Frequently Asked Questions (FAQ): Practical Sustainability Solutions
1) How do I quantify the cost of inaction for sustainability and climate risk in my company?
Start with losses you already recognize: downtime, input price spikes, expedited freight, insurance deductibles, legal spend, and capex brought forward. Then anchor the external hazard trend with a reputable dataset.From there, translate each hazard into a facility or supply chain exposure, put ranges around frequency and severity, and tie each to a line item a CFO can validate. One nuance for 2025 planning: major outlets reported NOAA will stop updating the billion-dollar disasters database after 2024, so teams should preserve a static copy of the dataset and document alternative sources for future benchmarking.
2) What sustainability actions usually deliver the fastest, most verifiable cost savings?
Energy productivity projects tend to be the quickest to validate because savings can be metered and reconciled to utility bills. The US Department of Energy reported that Better Plants partners collectively saved $10.6 billion in energy costs in its 2022 progress update framing. The practical move is to treat efficiency like a capital allocation pipeline: metering where it matters, measurement and verification rules, and a gate that prioritizes reliability and payback together. If your internal hurdle rate is high, focus first on compressed air leaks, steam traps, heat recovery, and controls tuning, because these often avoid production risk alongside savings.
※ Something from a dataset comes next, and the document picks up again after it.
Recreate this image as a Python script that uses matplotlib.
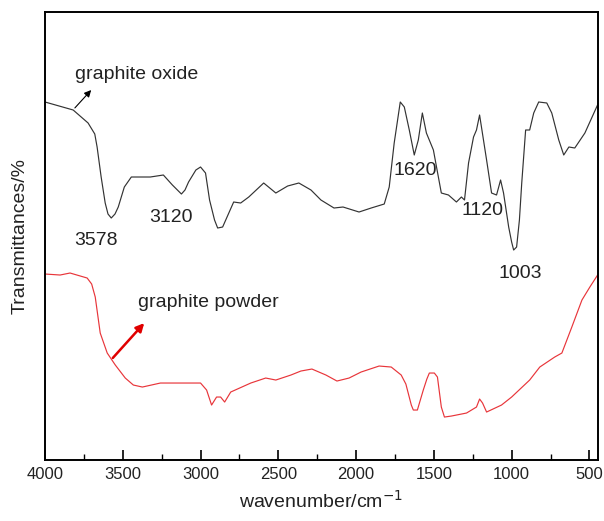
import matplotlib.pyplot as plt
from matplotlib.ticker import MultipleLocator

plt.rcParams['font.family'] = ['Liberation Sans', 'DejaVu Sans']

# graphite oxide spectrum (wavenumber, transmittance a.u.)
oxide_wn = [4000, 3819, 3723, 3680, 3665, 3639, 3613, 3595, 3574, 3550, 3529, 3490, 3445,
            3323, 3239, 3181, 3123, 3100, 3077, 3030, 3000, 2968, 2942, 2910, 2890, 2858,
            2787, 2742, 2690, 2594, 2516, 2440, 2368, 2290, 2226, 2142, 2084, 1981, 1903,
            1819, 1787, 1755, 1716, 1690, 1658, 1626, 1600, 1574, 1548, 1503, 1452, 1406,
            1355, 1323, 1303, 1277, 1245, 1226, 1206, 1181, 1161, 1129, 1097, 1071, 1052,
            1019, 1000, 987, 968, 950, 935, 910, 884, 858, 826, 774, 742, 697, 665, 632,
            594, 529, 471, 439]
oxide_t = [358, 350, 337, 326, 313, 283, 257, 246, 242, 246, 253, 273, 283,
           283, 285, 275, 266, 270, 278, 290, 293, 287, 260, 240, 232, 233,
           258, 257, 263, 277, 267, 274, 277, 270, 260, 252, 253, 248, 252,
           256, 273, 317, 358, 353, 330, 305, 320, 347, 327, 310, 267, 265,
           258, 263, 260, 297, 323, 330, 345, 320, 300, 267, 265, 280, 267,
           233, 218, 210, 213, 240, 277, 330, 330, 347, 358, 357, 347, 320, 305, 313,
           312, 327, 347, 358]

# graphite powder spectrum
powder_wn = [4000, 3903, 3839, 3729, 3700, 3677, 3645, 3600, 3548, 3484, 3432, 3374, 3258,
             3000, 2961, 2929, 2897, 2871, 2845, 2806, 2677, 2581, 2516, 2419, 2355,
             2284, 2194, 2123, 2045, 1968, 1852, 1774, 1710, 1680, 1665, 1645, 1632, 1606,
             1568, 1545, 1529, 1497, 1477, 1452, 1432, 1387, 1290, 1226, 1206, 1187, 1161,
             1065, 1000, 884, 819, 723, 677, 613, 548, 497, 439]
powder_t = [186, 185, 187, 182, 176, 163, 127, 107, 95, 82, 75, 73, 77,
            77, 70, 55, 63, 63, 58, 68, 77, 82, 80, 85, 89,
            91, 85, 79, 82, 88, 94, 93, 85, 76, 67, 55, 50, 50,
            70, 81, 87, 87, 83, 53, 43, 44, 47, 53, 61, 57, 48,
            55, 63, 80, 93, 103, 107, 133, 160, 173, 187]

peak_labels = ['3578', '3120', '1620', '1120', '1003']
peak_x = [3675, 3187, 1621, 1187, 945]
peak_y = [220, 243, 290, 250, 187]

txt = '#222222'
fig = plt.figure(figsize=(6.04, 5.21), dpi=100)
ax = fig.add_axes([0.0745, 0.117, 0.9155, 0.86])

ax.plot(oxide_wn, oxide_t, color='#333333', lw=0.85)
ax.plot(powder_wn, powder_t, color='#e8353a', lw=0.85)

for lab, x, y in zip(peak_labels, peak_x, peak_y):
    ax.text(x, y, lab, fontsize=14, color=txt, ha='center', va='center')

ax.text(3807, 385, 'graphite oxide', fontsize=14, color=txt, va='center')
ax.annotate('', xy=(3691, 372), xytext=(3820, 350),
            arrowprops=dict(arrowstyle='-|>', color='black', lw=0.8, mutation_scale=10))
ax.text(3402, 158, 'graphite powder', fontsize=14, color=txt, va='center')
ax.annotate('', xy=(3350, 139), xytext=(3576, 100),
            arrowprops=dict(arrowstyle='-|>', color='#e00000', lw=1.8, mutation_scale=12))

ax.set_xlim(4000, 445)
ax.set_ylim(0, 448)
ax.xaxis.set_major_locator(MultipleLocator(500))
ax.xaxis.set_minor_locator(MultipleLocator(250))
ax.tick_params(axis='x', which='major', direction='in', length=7, width=1.2,
               labelsize=12, labelcolor=txt, pad=5)
ax.tick_params(axis='x', which='minor', direction='in', length=4, width=1.0)
ax.tick_params(axis='x', top=False)
ax.set_yticks([])
for s in ax.spines.values():
    s.set_linewidth(1.4)

ax.set_xlabel('wavenumber/cm$^{-1}$', fontsize=14, color=txt, labelpad=6)
ax.set_ylabel('Transmittances/%', fontsize=14, color=txt, labelpad=12)

fig.savefig('out.png', dpi=100)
3) How do we reduce legal exposure from ESG and sustainability claims without killing marketing momentum?
Put claims under governance, not taste. Build a claims register, classify claims by risk level, and require an evidence pack for each high-risk statement before it goes live. The SEC’s 2023 action against DWS shows how “ESG” statements can become an enforcement issue when controls and practices do not match public assertions. Reuters reported that Frankfurt prosecutors later fined DWS in 2025 for greenwashing, again tied to misleading ESG claims. This is why the safest approach is to predefine what counts as substantiation, who signs off, and what gets escalated to legal.
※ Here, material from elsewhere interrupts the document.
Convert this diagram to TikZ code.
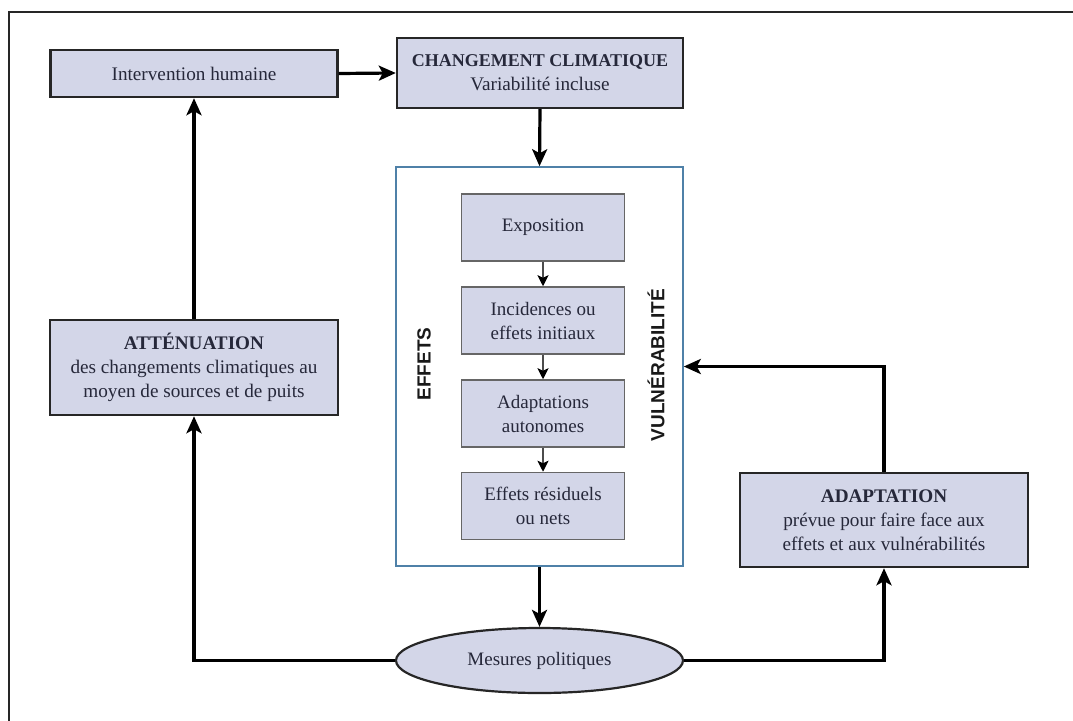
\documentclass[tikz,border=0pt]{standalone}
\usepackage{fontspec}
\setmainfont{Liberation Serif}
\newfontfamily\sansfam{Liberation Sans}
\usetikzlibrary{arrows.meta,shapes.geometric}
\definecolor{boxfill}{HTML}{D3D6E8}
\definecolor{boxtext}{HTML}{26283A}
\definecolor{framecol}{HTML}{4F81A8}
\tikzset{
  mainbox/.style={draw=black!85, line width=2.4pt, fill=boxfill, rectangle, inner sep=0pt,
     align=center, text=boxtext, font=\fontsize{19.2}{24}\selectfont},
  innerbox/.style={draw=black!60, line width=1.5pt, fill=boxfill, rectangle, inner sep=0pt,
     minimum width=163pt, minimum height=67pt, align=center, text=boxtext,
     font=\fontsize{19}{24}\selectfont},
  bigarrow/.style={line width=3.2pt, -{Stealth[length=17pt,width=15pt,inset=4pt]}},
  smallarrow/.style={draw=black!70, line width=2pt, -{Stealth[length=11pt,width=11pt,inset=2.5pt,fill=black,color=black]}},
  vlabel/.style={font=\sansfam\bfseries\fontsize{19}{22}\selectfont, text=black!90, rotate=90},
}
\begin{document}
\begin{tikzpicture}[x=1pt,y=-1pt]
\useasboundingbox (0,0) rectangle (1073,720);
% outer frame (runs past the right and bottom edges)
\draw[line width=2.2pt, black!85] (9,740) -- (9,12) -- (1090,12);

% nodes
\node[mainbox, minimum width=287pt, minimum height=47pt] (inter) at (194,73.5) {Intervention humaine};
\node[mainbox, minimum width=286pt, minimum height=70pt] (chg) at (540,73)
  {{\fontsize{18}{24}\selectfont\textbf{CHANGEMENT CLIMATIQUE}}\\Variabilité incluse};
\node[draw=framecol, line width=1.5pt, fill=white, rectangle, inner sep=0pt,
      minimum width=287pt, minimum height=399pt] (blue) at (539.5,366.5) {};
\node[innerbox] (expo) at (543,227.5) {Exposition};
\node[innerbox] (inc) at (543,320.5) {Incidences ou\\effets initiaux};
\node[innerbox] (adapa) at (543,413.5) {Adaptations\\autonomes};
\node[innerbox] (resid) at (543,506) {Effets résiduels\\ou nets};
\node[vlabel] (effets) at (424,364) {EFFETS};
\node[vlabel] (vuln) at (656,365) {VULNÉRABILITÉ};
\node[mainbox, minimum width=288pt, minimum height=95pt] (att) at (194,367.5)
  {\textbf{ATTÉNUATION}\\des changements climatiques au\\moyen de sources et de puits};
\node[mainbox, minimum width=288pt, minimum height=94pt] (adapt) at (884,520)
  {\textbf{ADAPTATION}\\prévue pour faire face aux\\effets et aux vulnérabilités};
\node[draw=black!85, line width=2.2pt, fill=boxfill, ellipse, inner sep=0pt,
      minimum width=287pt, minimum height=65pt, text=boxtext,
      font=\fontsize{19}{24}\selectfont] (mes) at (539.5,660.5) {Mesures politiques};

% connectors
\draw[bigarrow] (inter.east) -- (chg.west);
\draw[bigarrow] (chg.south) -- (blue.north);
\draw[smallarrow] (expo.south) -- (inc.north);
\draw[smallarrow] (inc.south) -- (adapa.north);
\draw[smallarrow] (adapa.south) -- (resid.north);
\draw[bigarrow] (blue.south) -- (mes.north);
\draw[bigarrow] (mes.west) -| (att.south);
\draw[bigarrow] (att.north) -- (inter.south);
\draw[bigarrow] (mes.east) -| (adapt.south);
\draw[bigarrow] (adapt.north) |- (blue.east);
\end{tikzpicture}
\end{document}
4) When does a deep retrofit beat incremental upgrades on pure economics?
When it changes the capex you would otherwise be forced to spend. Rocky Mountain Institute’s Empire State Building case study describes expected 38 percent energy savings and explains that peak cooling load reduction enabled renovation rather than replacement and expansion of the chiller plant, avoiding more than $17 million of budgeted capex and supporting a roughly three-year simple payback for the incremental energy retrofit package. RMI later reported the retrofit exceeded its guarantee and delivered about $2.4 million in annual savings one year after the core retrofit. The decision rule is to prioritize projects that reduce peak load and equipment sizing, not just kWh.
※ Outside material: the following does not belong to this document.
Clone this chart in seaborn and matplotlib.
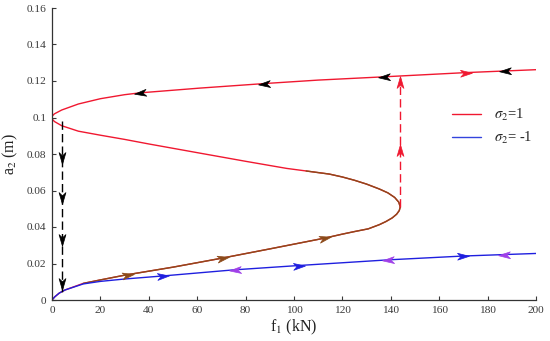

5) How should multinationals plan for shifting rules like EU CSRD and CSDDD, and US state momentum like California SB 261?
Assume requirements can tighten or loosen, but counterparty expectations rarely disappear. In December 2025, the Council of the EU announced a provisional deal to simplify sustainability reporting and due diligence requirements, while Reuters reported concerns that cutbacks reduce comparability and make genuine low-carbon leaders harder to identify. Separately, the European Commission notes that the CSDDD entered into force on 25 July 2024. In California, CARB’s December 1, 2025 enforcement advisory said it will not enforce the January 1, 2026 SB 261 reporting deadline while appellate proceedings are pending. practical answer is to build durable controls: evidence trails, data ownership, and signoff processes that are defensible even when deadlines move.